• Written task: Leave the pictures out and retype the lines from the beginning through the line with "from matplotlib.patches import Rectangle", both ends included.

─── Supplied material ───

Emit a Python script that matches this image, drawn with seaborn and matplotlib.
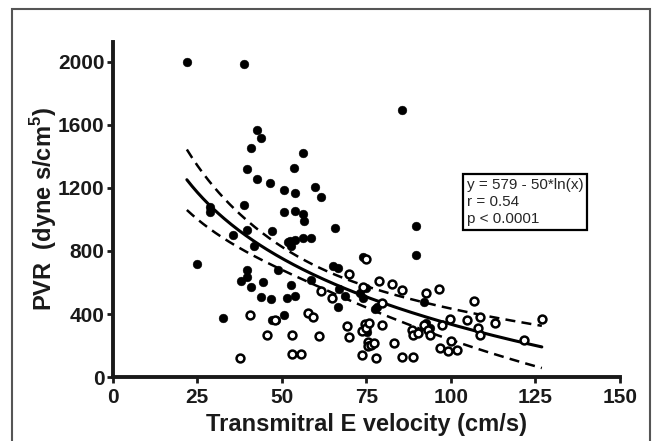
"""PVR vs transmitral E velocity scatter with log fit and 95% CI."""

import matplotlib
matplotlib.use("Agg")
import matplotlib.pyplot as plt
import numpy as np
import pandas as pd
import seaborn as sns
from matplotlib.patches import Rectangle

# filled circles
FILLED_X = [21.9, 38.75, 24.75, 28.75, 28.75, 32.6, 35.6, 37.9, 38.75, 39.6,
            39.6, 39.6, 39.6, 40.75, 41.0, 41.9, 42.75, 43.75, 42.75, 43.75,
            44.4, 46.6, 47.1, 46.9, 47.1, 48.75, 48.4, 50.6, 50.75, 50.75,
            51.6, 51.75, 52.5, 52.75, 52.75, 53.5, 53.75, 53.75, 53.9, 53.75,
            56.25, 56.4, 56.6, 56.4, 58.75, 58.5, 59.75, 61.6, 65.6, 65.0,
            66.6, 66.6, 66.9, 68.75, 73.25, 73.9, 74.1, 74.75, 75.25, 77.5,
            78.1, 85.6, 89.75, 89.75, 91.9, 92.5, 93.75]
FILLED_Y = [2000, 1984, 716, 1077, 1045, 374, 903, 609, 1094, 934,
            1322, 682, 636, 1455, 569, 831, 1570, 1518, 1255, 510,
            605, 1234, 924, 495, 359, 678, 359, 395, 1186, 1045,
            500, 856, 863, 584, 829, 1329, 1171, 1056, 514, 871,
            1035, 1419, 993, 884, 884, 619, 1203, 1140, 945, 705,
            695, 447, 556, 514, 531, 504, 762, 563, 285, 430,
            447, 1694, 957, 772, 479, 342, 311]

# open circles
OPEN_X = [37.75, 40.6, 45.6, 47.9, 52.9, 52.9, 55.6, 57.75, 59.1, 61.0,
          61.6, 64.75, 69.75, 69.4, 70.0, 73.75, 74.75, 74.1, 73.75, 74.6,
          75.0, 75.4, 75.6, 75.9, 76.25, 77.25, 77.9, 78.75, 79.6, 79.6,
          82.5, 83.1, 85.6, 85.6, 88.75, 88.5, 88.75, 90.4, 91.9, 92.75,
          93.1, 93.75, 96.6, 97.5, 96.9, 99.1, 99.6, 100.0, 101.9, 104.75,
          106.9, 107.9, 108.75, 108.75, 112.9, 121.6, 126.9]
OPEN_Y = [122, 395, 264, 359, 264, 147, 147, 405, 378, 258,
          546, 504, 653, 321, 252, 294, 751, 573, 139, 338,
          311, 222, 195, 342, 201, 216, 118, 609, 468, 332,
          590, 216, 552, 128, 128, 300, 264, 279, 332, 531,
          300, 269, 556, 332, 185, 164, 367, 227, 170, 359,
          483, 311, 384, 269, 342, 237, 367]

X_TICKS = [0, 25, 50, 75, 100, 125, 150]
Y_TICKS = [0, 400, 800, 1200, 1600, 2000]
STATS_TEXT = ["y = 579 - 50*ln(x)", "r = 0.54", "p < 0.0001"]

sns.set_style("ticks")
plt.rcParams["font.family"] = ["Liberation Sans", "DejaVu Sans"]
plt.rcParams["mathtext.fontset"] = "custom"
plt.rcParams["mathtext.rm"] = "Liberation Sans"
plt.rcParams["mathtext.bf"] = "Liberation Sans:bold"

filled = pd.DataFrame({"e_vel": FILLED_X, "pvr": FILLED_Y})
opened = pd.DataFrame({"e_vel": OPEN_X, "pvr": OPEN_Y})
both = pd.concat([filled, opened], ignore_index=True)

# log regression on all points plus 95% CI of the mean
u = np.log(both["e_vel"].to_numpy())
y = both["pvr"].to_numpy(dtype=float)
slope, icpt = np.polyfit(u, y, 1)
n = len(u)
resid = y - (icpt + slope * u)
s = np.sqrt(np.sum(resid ** 2) / (n - 2))
sxx = np.sum((u - u.mean()) ** 2)
xs = np.linspace(both["e_vel"].min(), both["e_vel"].max(), 200)
us = np.log(xs)
fit = icpt + slope * us
half = 1.98 * s * np.sqrt(1.0 / n + (us - u.mean()) ** 2 / sxx)
curve = pd.DataFrame({"x": xs, "fit": fit, "lo": fit - half, "hi": fit + half})

fig = plt.figure(figsize=(6.56, 4.41), dpi=100)
ax = fig.add_axes([0.172, 0.145, 0.773, 0.760])

sns.lineplot(data=curve, x="x", y="fit", ax=ax, color="black", lw=2.2)
for col in ["lo", "hi"]:
    sns.lineplot(data=curve, x="x", y=col, ax=ax, color="black", lw=1.8,
                 linestyle=(0, (4, 2.5)))

sns.scatterplot(data=filled, x="e_vel", y="pvr", ax=ax, color="black",
                s=40, edgecolor="black", linewidth=0.3, zorder=3)
sns.scatterplot(data=opened, x="e_vel", y="pvr", ax=ax, facecolor="white",
                edgecolor="black", s=32, linewidth=1.8, zorder=3)

ax.set_xlim(0, 150)
ax.set_ylim(0, 2127)
ax.set_xticks(X_TICKS)
ax.set_yticks(Y_TICKS)
sns.despine(ax=ax)
for side in ["left", "bottom"]:
    ax.spines[side].set_linewidth(2.8)
    ax.spines[side].set_color("#1a1a1a")
ax.tick_params(length=4, width=2, color="#1a1a1a", labelsize=15)
ax.tick_params(axis="x", pad=4)
ax.tick_params(axis="y", pad=2)
for lbl in ax.get_xticklabels() + ax.get_yticklabels():
    lbl.set_fontweight("bold")
    lbl.set_color("#1a1a1a")

ax.set_xlabel("Transmitral E velocity (cm/s)", fontsize=17,
              fontweight="bold", color="#1a1a1a", labelpad=4)
ax.set_ylabel(r"PVR  (dyne s/cm$^{\mathbf{5}}$)", fontsize=17,
              fontweight="bold", color="#1a1a1a", labelpad=-1)

ax.text(0.698, 0.595, "\n".join(STATS_TEXT), transform=ax.transAxes,
        fontsize=11, va="top", ha="left", linespacing=1.3,
        bbox=dict(boxstyle="square,pad=0.25", facecolor="white",
                  edgecolor="black", linewidth=1.6))

# outer frame of the figure panel
fig.patches.append(Rectangle((0.018, -0.05), 0.973, 1.029,
                             transform=fig.transFigure, fill=False,
                             edgecolor="#555555", linewidth=1.5))

fig.savefig("out.png", dpi=100)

───

• Finished task:
Emit a Python script that matches this image, drawn with seaborn and matplotlib.
"""PVR vs transmitral E velocity scatter with log fit and 95% CI."""

import matplotlib
matplotlib.use("Agg")
import matplotlib.pyplot as plt
import numpy as np
import pandas as pd
import seaborn as sns
from matplotlib.patches import Rectangle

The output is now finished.